Crackdown leading fishers to smuggling syndicates
Tom Allard
The Age
April 17, 2009
A CRACKDOWN by the Federal Government on illegal fishing in its waters has provided an added incentive for Indonesian fishermen to offer their boats and expertise to take asylum seekers to Australia, even if they know they risk a prison sentence.
Fishing boats have set out south from West Timor and nearby islands for centuries, reaching as far as Ashmore Reef, inside Australian territory, the outcrop where many boatloads of asylum seekers have landed, including the boat that exploded yesterday. Fishing has never been lucrative but a vigorous effort by Australian Customs to catch perpetrators has closed off a traditional source of food and income for Indonesian fishermen.
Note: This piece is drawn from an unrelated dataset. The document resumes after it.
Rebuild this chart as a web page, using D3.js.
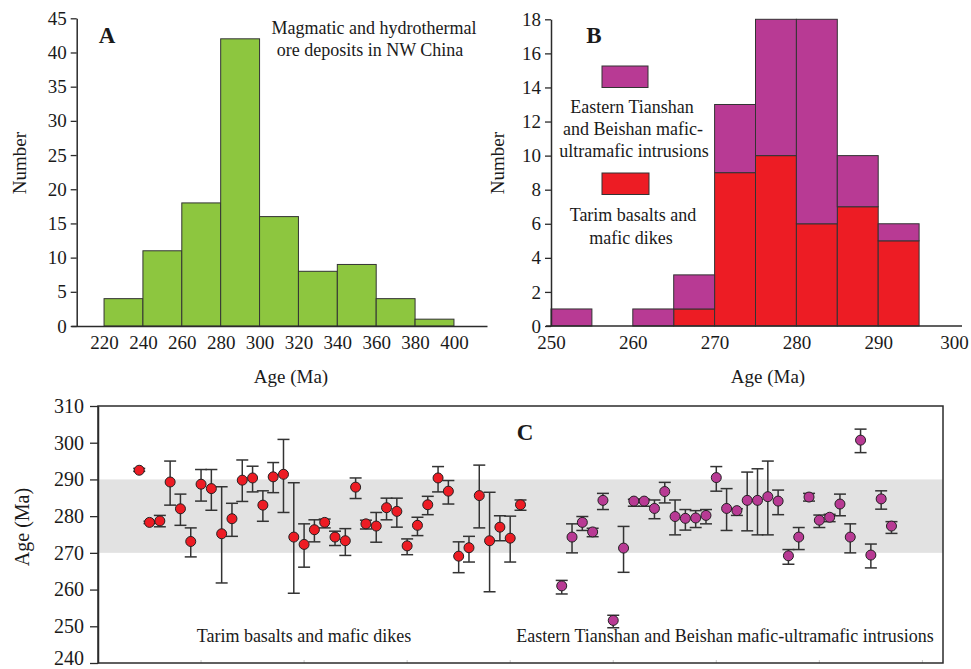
<!DOCTYPE html>
<html><head><meta charset="utf-8">
<script src="https://cdn.jsdelivr.net/npm/d3@7"></script>
<style>
html,body{margin:0;padding:0;background:#fff;}
svg{display:block;font-family:"Liberation Serif","Times New Roman",serif;}
</style></head>
<body>
<svg id="c" width="971" height="669"></svg>
<script>
// ---------- Data ----------
// Panel A: histogram of ore deposit ages
const binsA = [220, 240, 260, 280, 300, 320, 340, 360, 380];
const countsA = [4, 11, 18, 42, 16, 8, 9, 4, 1];
const ticksAx = [220, 240, 260, 280, 300, 320, 340, 360, 380, 400];
const ticksAy = [0, 5, 10, 15, 20, 25, 30, 35, 40, 45];

// Panel B: stacked histogram (5 Ma bins)
const binsB = [250, 255, 260, 265, 270, 275, 280, 285, 290];
const tarimCounts = [0, 0, 0, 1, 9, 10, 6, 7, 5];
const easternCounts = [1, 0, 1, 2, 4, 8, 12, 3, 1];
const ticksBx = [250, 260, 270, 280, 290, 300];
const ticksBy = [0, 2, 4, 6, 8, 10, 12, 14, 16, 18];

// Panel C: individual ages with error bars
const tarimAge  = [292.5,278.3,278.7,289.3,282.0,273.1,288.7,287.5,275.2,279.3,289.8,290.4,283.0,290.7,291.4,274.3,272.3,276.3,278.3,274.3,273.3,287.9,277.9,277.3,282.3,281.3,271.9,277.5,283.1,290.4,286.8,269.1,271.4,285.6,273.3,277.0,274.0,283.1];
const tarimHigh = [293.0,278.6,280.2,295.0,286.0,276.8,292.7,292.7,288.0,283.5,295.3,293.6,286.9,294.6,300.9,289.1,277.9,279.0,279.2,275.9,276.6,290.4,278.9,281.0,284.9,284.9,273.8,279.7,285.4,293.5,289.7,273.0,274.5,293.9,286.5,280.1,280.0,284.4];
const tarimLow  = [292.2,278.0,277.1,283.0,277.5,268.9,284.1,281.6,261.8,274.5,284.0,286.6,278.6,286.4,281.0,259.0,266.1,273.0,276.8,272.0,269.3,284.8,276.5,272.9,279.0,277.0,269.5,274.7,280.4,286.6,283.3,264.6,267.5,276.8,259.4,273.3,267.5,281.6];

const eastAge  = [261.0,274.3,278.3,275.7,284.3,251.6,271.3,284.1,284.1,282.1,286.7,279.9,279.4,279.5,280.2,290.5,282.1,281.5,284.3,284.3,285.3,284.1,269.2,274.3,285.2,278.9,279.7,283.3,274.3,300.7,269.4,284.7,277.3];
const eastHigh = [262.5,277.9,279.9,276.7,286.2,253.0,277.2,284.6,284.6,284.4,289.2,284.4,281.8,281.5,281.8,293.5,287.5,282.0,292.0,292.9,295.0,287.1,270.9,276.9,286.2,280.3,280.5,286.0,277.9,303.7,272.4,286.9,278.5];
const eastLow  = [258.8,270.0,276.1,274.4,281.8,249.6,264.7,282.7,282.7,279.3,283.6,274.9,276.2,276.9,277.9,286.8,276.1,280.2,276.0,274.9,274.9,280.4,266.9,270.9,284.1,276.9,278.5,280.1,270.0,297.3,265.9,281.9,275.3];
const eastStart = 41; // sample index of first eastern point
const ticksCy = [240, 250, 260, 270, 280, 290, 300, 310];
const bandC = [270, 290];

// ---------- Styles ----------
const GREEN = "#8dc63f", PURPLE = "#b83a94", RED = "#ed1c24", AX = "#2b2b2b";
const svg = d3.select("#c");

function styleAxis(g, size) {
  g.selectAll("text").attr("font-family", '"Liberation Serif","Times New Roman",serif')
    .attr("font-size", size).attr("fill", "#1a1a1a");
  g.selectAll("line").attr("stroke", AX).attr("stroke-width", 1.3);
  g.selectAll("path.domain").attr("stroke", AX).attr("stroke-width", 1.5);
}
function txt(x, y, s, size, opts = {}) {
  const t = svg.append("text").attr("x", x).attr("y", y).text(s)
    .attr("font-size", size).attr("fill", "#1a1a1a")
    .attr("text-anchor", opts.anchor || "middle");
  if (opts.bold) t.attr("font-weight", "bold");
  if (opts.rotate) t.attr("transform", `rotate(-90,${x},${y})`);
  return t;
}

// ---------- Panel A ----------
const xA = d3.scaleLinear().domain([203, 417]).range([71, 487]);
const yA = d3.scaleLinear().domain([0, 45]).range([326, 18.3]);
svg.append("g").selectAll("rect").data(binsA).join("rect")
  .attr("x", d => xA(d)).attr("width", d => xA(d + 20) - xA(d))
  .attr("y", (d, i) => yA(countsA[i])).attr("height", (d, i) => yA(0) - yA(countsA[i]))
  .attr("fill", GREEN).attr("stroke", "#333").attr("stroke-width", 1);
const axAx = svg.append("g").attr("transform", "translate(0,326)")
  .call(d3.axisBottom(xA).tickValues(ticksAx).tickSize(0).tickSizeOuter(0).tickPadding(10).tickFormat(d3.format("d")));
styleAxis(axAx, 19);
const axAy = svg.append("g").attr("transform", "translate(76.7,0)")
  .call(d3.axisLeft(yA).tickValues(ticksAy).tickSize(6).tickSizeOuter(0).tickPadding(4));
styleAxis(axAy, 19);
txt(107, 43, "A", 23, {bold: true});
txt(374, 34, "Magmatic and hydrothermal", 18);
txt(370, 56, "ore deposits in NW China", 18);
txt(26, 163, "Number", 19, {rotate: true});
txt(291, 383, "Age (Ma)", 19);

// ---------- Panel B ----------
const xB = d3.scaleLinear().domain([250, 300]).range([551, 960]);
const yB = d3.scaleLinear().domain([0, 18]).range([326, 19.3]);
const gB = svg.append("g");
gB.selectAll("rect.r").data(binsB).join("rect").attr("class", "r")
  .attr("x", d => xB(d)).attr("width", d => xB(d + 5) - xB(d))
  .attr("y", (d, i) => yB(tarimCounts[i])).attr("height", (d, i) => yB(0) - yB(tarimCounts[i]))
  .attr("fill", RED).attr("stroke", "#333").attr("stroke-width", 1)
  .style("display", (d, i) => tarimCounts[i] ? null : "none");
gB.selectAll("rect.p").data(binsB).join("rect").attr("class", "p")
  .attr("x", d => xB(d)).attr("width", d => xB(d + 5) - xB(d))
  .attr("y", (d, i) => yB(tarimCounts[i] + easternCounts[i]))
  .attr("height", (d, i) => yB(tarimCounts[i]) - yB(tarimCounts[i] + easternCounts[i]))
  .attr("fill", PURPLE).attr("stroke", "#333").attr("stroke-width", 1)
  .style("display", (d, i) => easternCounts[i] ? null : "none");
const axBx = svg.append("g").attr("transform", "translate(0,326)")
  .call(d3.axisBottom(xB).tickValues(ticksBx).tickSize(0).tickSizeOuter(0).tickPadding(10).tickFormat(d3.format("d")));
axBx.select("path.domain").remove();
axBx.append("line").attr("x1", 546).attr("x2", 962).attr("y1", 0).attr("y2", 0);
styleAxis(axBx, 19);
axBx.selectAll(".tick").filter(d => d === 300).select("text").attr("dx", -6);
const axBy = svg.append("g").attr("transform", "translate(551,0)")
  .call(d3.axisLeft(yB).tickValues(ticksBy).tickSize(6).tickSizeOuter(0).tickPadding(4));
styleAxis(axBy, 19);
txt(594, 43, "B", 23, {bold: true});
// legend
svg.append("rect").attr("x", 602).attr("y", 66).attr("width", 46).attr("height", 21.5)
  .attr("fill", PURPLE).attr("stroke", "#333").attr("stroke-width", 1);
txt(632, 113, "Eastern Tianshan", 18);
txt(633, 135, "and Beishan mafic-", 18);
txt(634, 156.5, "ultramafic intrusions", 18);
svg.append("rect").attr("x", 602).attr("y", 173).attr("width", 47).attr("height", 21.5)
  .attr("fill", RED).attr("stroke", "#333").attr("stroke-width", 1);
txt(633, 221, "Tarim basalts and", 18);
txt(631, 244, "mafic dikes", 18);
txt(504, 163, "Number", 19, {rotate: true});
txt(768, 383, "Age (Ma)", 19);

// ---------- Panel C ----------
const xC = d3.scaleLinear().domain([-4, 78]).range([98, 943]);
const yC = d3.scaleLinear().domain([240, 310]).range([663, 406]);
svg.append("rect").attr("x", xC(-4)).attr("width", xC(78) - xC(-4))
  .attr("y", yC(bandC[1])).attr("height", yC(bandC[0]) - yC(bandC[1])).attr("fill", "#e2e2e2");
// faint bottom ticks
svg.append("g").selectAll("line").data(d3.range(6, 78, 10)).join("line")
  .attr("x1", d => xC(d)).attr("x2", d => xC(d)).attr("y1", 663).attr("y2", 660)
  .attr("stroke", "#c8c8c8").attr("stroke-width", 1);
svg.append("rect").attr("x", xC(-4)).attr("y", yC(310))
  .attr("width", xC(78) - xC(-4)).attr("height", yC(240) - yC(310))
  .attr("fill", "none").attr("stroke", AX).attr("stroke-width", 1.5);
const axCy = svg.append("g").attr("transform", "translate(98,0)")
  .call(d3.axisLeft(yC).tickValues(ticksCy).tickSize(8).tickSizeOuter(0).tickPadding(6));
styleAxis(axCy, 20);
// keep the lowest label inside the canvas
axCy.selectAll(".tick").filter(d => d === 240).select("text").attr("dy", "0.05em");

function drawSeries(ages, highs, lows, start, color) {
  const pts = ages.map((a, i) => ({i: start + i, a, h: highs[i], l: lows[i]}));
  const g = svg.append("g");
  const eb = g.selectAll("g").data(pts).join("g").attr("stroke", "#333").attr("stroke-width", 1.5);
  eb.append("line").attr("x1", d => xC(d.i)).attr("x2", d => xC(d.i)).attr("y1", d => yC(d.h)).attr("y2", d => yC(d.l));
  eb.append("line").attr("x1", d => xC(d.i) - 6).attr("x2", d => xC(d.i) + 6).attr("y1", d => yC(d.h)).attr("y2", d => yC(d.h));
  eb.append("line").attr("x1", d => xC(d.i) - 6).attr("x2", d => xC(d.i) + 6).attr("y1", d => yC(d.l)).attr("y2", d => yC(d.l));
  g.selectAll("circle").data(pts).join("circle")
    .attr("cx", d => xC(d.i)).attr("cy", d => yC(d.a)).attr("r", 5)
    .attr("fill", color).attr("stroke", "#222").attr("stroke-width", 1);
}
drawSeries(tarimAge, tarimHigh, tarimLow, 0, RED);
drawSeries(eastAge, eastHigh, eastLow, eastStart, PURPLE);

txt(525, 440, "C", 23, {bold: true});
txt(304, 642, "Tarim basalts and mafic dikes", 18);
txt(725, 642, "Eastern Tianshan and Beishan mafic-ultramafic intrusions", 18);
txt(29, 527, "Age (Ma)", 20, {rotate: true});
</script>
</body></html>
Australian authorities have sought prison terms for illegal fishers, and confiscated boats, resulting in many Indonesian fishermen being more inclined than ever to take the large sums on offer by people-smuggling syndicates. “There's a tendency for the fishermen to hope for someone to rent their boat to smuggle people, because if they get caught fishing across the border, they are facing the same consequences anyway,” said Rudenim, an official at the immigration detention facility in West Timor.
The chances of completing the journey and returning home without being detected were slim, but Rudenim said poor fishermen believe it is a price worth paying. Syndicates pay between 10 million ($1271) and 50 million rupiahs for the trip, plus fuel. While that amount is shared between the boat's owner and its crew, it is still a small fortune for people who typically live on $3 to $4 a day.
“Fisherman tell their family it might be four to six months, depending on when they get deported,” Rudenim said. “But with the money they make and leave behind, it's enough to cover their family's cost of living, and even have some left, until they are back.”
Millions of Indonesians work overseas, often staying away for years before reuniting with their families. A stretch in an Australian prison for a couple of years is not viewed as particularly harsh compared to working in dangerous jobs on construction sites in, say, the Middle East.
Many younger crew members are deported rather than prosecuted. Boat owners, however, have been sentenced to prison terms of up to six years.